O PL, se tivesse fidelidade ao seu programa liberal, recusaria o oportunismo. Mas falou mais alto a recompensa do dinheiro farto. Como só era liberal no programa de Álvaro Valle, seu fundador, foi um aliado proveitosos para operar o mensalão, a compra dos votos dos incorruptíveis liberais. Diferentes não foram o PP do injustiçado Paulo Maluf e menos ainda o PTB de um amigo a quem daria cheque em branco. Era a única forma de ter apoio dos deputados, não só dos "300 picaretas" que disse haver na Constituinte, como de uma nova geração deles, para consolidar a bancada governista. Levantado o véu que encobria a patifaria, a desfaçatez e a desonestidade produzida por Marcos Valério e Delúbio Soares, o presidente afasta-se do próprio PT. De nada sabia. Fora traído. Coração generoso, depois perdoou os erros, porque "errar é humano".
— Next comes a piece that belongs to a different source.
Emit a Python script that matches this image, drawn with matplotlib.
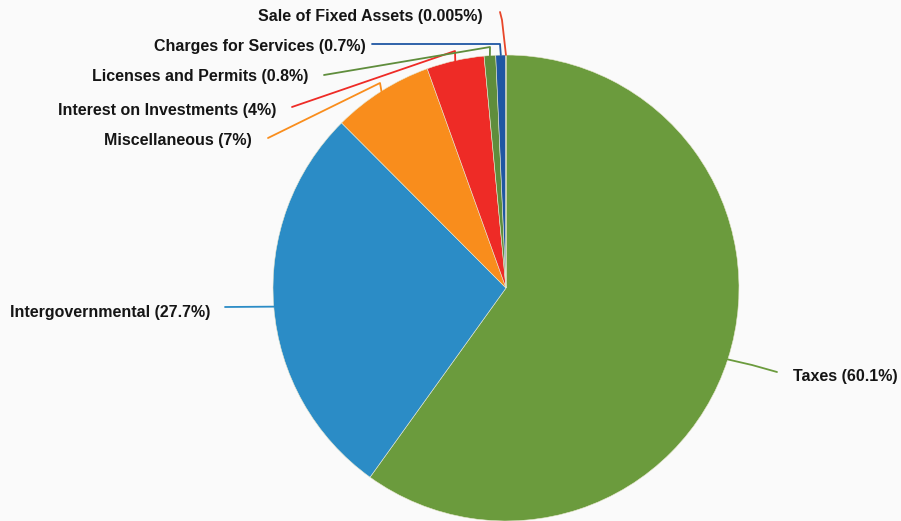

Agora o aliado preferido é o PMDB. E logo para reeleição no primeiro turno. Conta com poderosos líderes a favor da aliança. A Justiça o ajuda negando razão aos que não provam tê-la. Liminares salvadoras do Direito são concedidas, nada obstante a grita dos inconformados com a Justiça, que é vítima de críticas, pois, como disse um dos eminentes ministros, o juiz que ceder a críticas não é juiz. Liminares são a última salvação dos governistas quando vencidos nos entreveros do Parlamento. A mais recente, interferindo nos estatutos do PMDB e impedindo a sua convenção, foi um gesto corajoso do presidente do STF, ou melhor, do já candidato a governar o Maranhão, para sair do último lugar em que o colocou a ONU, segundo os índices de qualidade de vida. Além de íntegro, o Judiciário não merece ser tido como departamento do Executivo só porque difamadores dizem que há ministros que pagam o tributo da gratidão a quem os nomeou, ou, mais dignos ainda, a quem os indicou e garantiu a nomeação.

O PMDB civilizou-se. Não é mais aquele do doutor Ulysses. Os estadistas que lhe restam, concordes com a reeleição, o são não por causa da reeleição em si, mas pelo bem das novas gerações, em que todos, além de comerem três vezes ao dia, pensam patrioticamente o Brasil. Sabem tudo de política, alguns há cinco décadas, no mínimo. Leitores de Bismarck, fazem a política do possível e também do indicado. Pelo amor ao Brasil, neste momento histórico. Daí a escolha do líder do PT.